Ah, the cancer card. She laughed, and responded with something about how if it’s true…

Her words dug deep, reminding me of why I was there, why I was making follow up appointments, and why I was headed to get blood taken, for the gazillionth time this year.

Life has moved on, the past few weeks on the right dose of medication, finally feeling like myself, my days of being a hormone science experience seemingly in the past. People told me they could barely see my scar. It seemed forever ago that I had cancer, that I felt scared.

But, I still do. Maybe. Or at least, until proven otherwise.

The brain’s a funny place. I’m struck by what can become the new normal. The new this-is-how-life-is. I am someone who has cancer. Had cancer? Maybe. But regardless, that is part of my identity.
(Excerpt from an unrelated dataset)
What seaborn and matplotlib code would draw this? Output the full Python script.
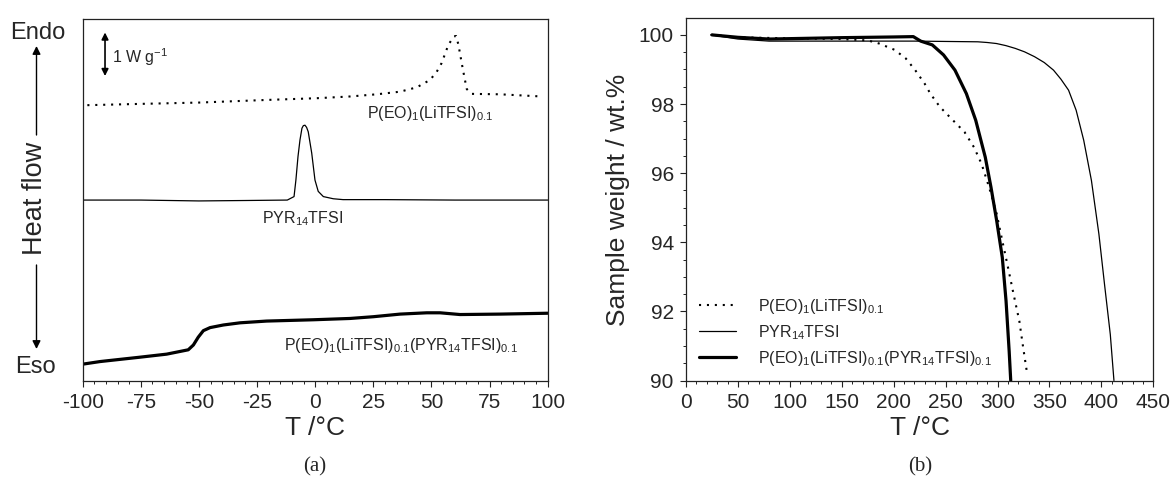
import matplotlib
matplotlib.use("Agg")
import matplotlib.pyplot as plt
import seaborn as sns
import pandas as pd
from matplotlib.ticker import MultipleLocator

# ---------------- (a) DSC data (heat flow in W/g, curves offset) -------------
dsc_T_peo = [-98, -75, -50, -21, 0.6, 15, 26.5, 36.5, 43.7, 49.4, 52.3, 54.4,
             57.3, 59.7, 60.6, 61.6, 63.0, 64.4, 65.2, 67.3, 79.5, 97.4]
dsc_hf_peo = [6.33, 6.36, 6.39, 6.45, 6.49, 6.53, 6.58, 6.64, 6.74, 6.91, 7.10, 7.30,
              7.72, 7.91, 7.92, 7.72, 7.30, 6.91, 6.70, 6.59, 6.58, 6.53]

dsc_T_pyr = [-100, -75, -50, -30, -12, -9.1, -8.3, -7.4, -6.55, -5.7, -5.1, -4.4,
             -3.7, -3.0, -1.5, -0.1, 1.3, 3.5, 7.8, 12, 30, 60, 100]
dsc_hf_pyr = [4.15, 4.15, 4.13, 4.14, 4.15, 4.23, 4.61, 5.15, 5.53, 5.80, 5.86, 5.87,
              5.82, 5.72, 5.23, 4.61, 4.35, 4.23, 4.18, 4.16, 4.16, 4.15, 4.15]

dsc_T_comp = [-100, -92.5, -75.4, -63.9, -54.6, -52.4, -50.3, -48.1, -45.2, -39.5,
              -32.3, -20.9, -0.8, 15, 25, 36.5, 48, 53.7, 62.3, 79.5, 100]
dsc_hf_comp = [0.38, 0.44, 0.54, 0.61, 0.71, 0.82, 1.00, 1.15, 1.22, 1.28,
               1.33, 1.37, 1.40, 1.43, 1.47, 1.53, 1.56, 1.56, 1.52, 1.53, 1.55]

# ---------------- (b) TGA data (wt.%) ----------------------------------------
tga_T_peo = [25, 50, 100, 150, 175, 186, 200.7, 211.6, 220.7, 229.8, 235.3, 244.4,
             255.4, 268.2, 277.3, 284.6, 291.9, 299.2, 304.6, 310.1, 315.5, 321,
             324.7, 328.4]
tga_w_peo = [100.0, 99.93, 99.9, 99.88, 99.84, 99.75, 99.57, 99.32, 98.98, 98.59,
             98.30, 97.92, 97.58, 97.19, 96.75, 96.27, 95.59, 94.82, 94.04, 93.27,
             92.49, 91.72, 90.95, 90.22]

tga_T_pyr = [23.8, 50, 80, 150, 220, 281, 290, 299, 308, 317, 326, 335.6, 345,
             353.9, 361, 368.4, 375.7, 383, 390.4, 397.6, 403, 408.6, 412.1]
tga_w_pyr = [100.0, 99.88, 99.82, 99.82, 99.82, 99.80, 99.78, 99.75, 99.69, 99.61,
             99.51, 99.37, 99.20, 98.98, 98.72, 98.40, 97.82, 96.95, 95.79, 94.24,
             92.79, 91.33, 90.0]

tga_T_comp = [25, 50, 80, 150, 200, 218.9, 226, 237.2, 248, 259, 270, 279, 288.2,
              293.7, 299.2, 304.6, 308.2, 311.2, 312.7]
tga_w_comp = [100.0, 99.93, 99.88, 99.92, 99.94, 99.95, 99.82, 99.71, 99.42, 98.98,
              98.30, 97.53, 96.46, 95.59, 94.62, 93.56, 92.30, 90.85, 90.0]

lab_peo = r"P(EO)$\mathregular{_1}$(LiTFSI)$\mathregular{_{0.1}}$"
lab_pyr = r"PYR$\mathregular{_{14}}$TFSI"
lab_comp = (r"P(EO)$\mathregular{_1}$(LiTFSI)$\mathregular{_{0.1}}$"
            r"(PYR$\mathregular{_{14}}$TFSI)$\mathregular{_{0.1}}$")

# ---------------- style ------------------------------------------------------
sns.set_style("ticks")
plt.rcParams["font.family"] = ["Liberation Sans", "DejaVu Sans"]
plt.rcParams["axes.unicode_minus"] = False
plt.rcParams["axes.linewidth"] = 0.9
plt.rcParams["axes.edgecolor"] = "#222222"

W, H = 1173, 478
fig = plt.figure(figsize=(W / 100, H / 100), dpi=100)


def fx(px):
    return px / W


def fy(py):
    return 1 - py / H


ax1 = fig.add_axes([fx(82.7), fy(380.7), fx(547.7) - fx(82.7), fy(19) - fy(380.7)])
ax2 = fig.add_axes([fx(686), fy(380.5), fx(1153.3) - fx(686), fy(18.3) - fy(380.5)])

dot = (0, (1, 2.8))
dotlw = 1.5
thin = 0.9
thick = 2.3

# ---- panel (a)
sns.lineplot(x=dsc_T_peo, y=dsc_hf_peo, ax=ax1, color="black", lw=dotlw,
             linestyle=dot, estimator=None, sort=False)
sns.lineplot(x=dsc_T_pyr, y=dsc_hf_pyr, ax=ax1, color="black", lw=thin,
             estimator=None, sort=False)
sns.lineplot(x=dsc_T_comp, y=dsc_hf_comp, ax=ax1, color="black", lw=thick,
             estimator=None, sort=False)
ax1.set_xlim(-100, 100)
ax1.set_ylim(0, 8.31)
ax1.set_yticks([])
ax1.xaxis.set_major_locator(MultipleLocator(25))
ax1.xaxis.set_minor_locator(MultipleLocator(5))
ax1.set_xlabel("T /°C", fontsize=19, labelpad=3)
ax1.set_ylabel("")

ax1.text(22.2, 6.15, lab_peo, fontsize=11.5, va="center", ha="left")
ax1.text(-5.4, 3.73, lab_pyr, fontsize=11.5, va="center", ha="center")
ax1.text(-13.3, 0.80, lab_comp, fontsize=11.5, va="center", ha="left")

# 1 W/g scale bar
ax1.annotate("", xy=(-90.4, 8.0), xytext=(-90.4, 7.0),
             arrowprops=dict(arrowstyle="<|-|>", color="black", lw=1.2,
                             mutation_scale=10, shrinkA=0, shrinkB=0))
ax1.text(-87.5, 7.43, r"1 W g$\mathregular{^{-1}}$", fontsize=11.5, va="center", ha="left")

# ---- panel (b)
sns.lineplot(x=tga_T_peo, y=tga_w_peo, ax=ax2, color="black", lw=dotlw,
             linestyle=dot, estimator=None, sort=False, label=lab_peo)
sns.lineplot(x=tga_T_pyr, y=tga_w_pyr, ax=ax2, color="black", lw=thin,
             estimator=None, sort=False, label=lab_pyr)
sns.lineplot(x=tga_T_comp, y=tga_w_comp, ax=ax2, color="black", lw=thick,
             estimator=None, sort=False, label=lab_comp)
ax2.set_xlim(0, 450)
ax2.set_ylim(90, 100.48)
ax2.xaxis.set_major_locator(MultipleLocator(50))
ax2.xaxis.set_minor_locator(MultipleLocator(10))
ax2.yaxis.set_major_locator(MultipleLocator(2))
ax2.yaxis.set_minor_locator(MultipleLocator(0.5))
ax2.set_xlabel("T /°C", fontsize=19, labelpad=3)
ax2.set_ylabel("Sample weight / wt.%", fontsize=19, labelpad=6)
ax2.legend(loc="lower left", frameon=False, fontsize=11.5, handlelength=2.3,
           handletextpad=1.4, labelspacing=0.45, borderaxespad=0.4, borderpad=0.4)

for ax in (ax1, ax2):
    ax.tick_params(which="major", direction="out", length=4.3, width=0.8,
                   labelsize=15, pad=4.5, top=False, right=False, color="#222222")
    ax.tick_params(which="minor", direction="out", length=2.4, width=0.7,
                   top=False, right=False, color="#222222")
    for s in ax.spines.values():
        s.set_visible(True)

# ---- outside annotations for (a)
fig.text(fx(38), fy(33), "Endo", fontsize=17, ha="center", va="center")
fig.text(fx(35), fy(366.7), "Eso", fontsize=17, ha="center", va="center")
fig.text(fx(35), fy(198), "Heat flow", fontsize=19.5, ha="center", va="center",
         rotation=90)
fig.add_artist(matplotlib.patches.FancyArrowPatch(
    (fx(36.5), fy(135)), (fx(36.5), fy(46)), transform=fig.transFigure,
    arrowstyle="-|>", mutation_scale=12, color="black", lw=1.0, shrinkA=0, shrinkB=0))
fig.add_artist(matplotlib.patches.FancyArrowPatch(
    (fx(36.5), fy(265)), (fx(36.5), fy(349)), transform=fig.transFigure,
    arrowstyle="-|>", mutation_scale=12, color="black", lw=1.0, shrinkA=0, shrinkB=0))

# captions
fig.text(fx(315), fy(466.5), "(a)", fontsize=15, ha="center", va="center",
         family="Liberation Serif")
fig.text(fx(919.7), fy(466.5), "(b)", fontsize=15, ha="center", va="center",
         family="Liberation Serif")

fig.savefig("out.png", dpi=100)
Identities are funny, though, right? Like, I once had a dog. Being a dog-owner was a huge part of my identity. And then I wasn’t. And to some people, I am Cody’s sister. And to others, I am their school coach. And to others, a ski instructor, or Nick’s girlfriend, or friend of Jessica’s. And those are all true, and yet not the whole picture.

So, I have cancer. Maybe.

I am a cancer patient. But at some point I won’t be.

But, I’ll still carry it with me. All wrapped up in the fabric along with all those other things.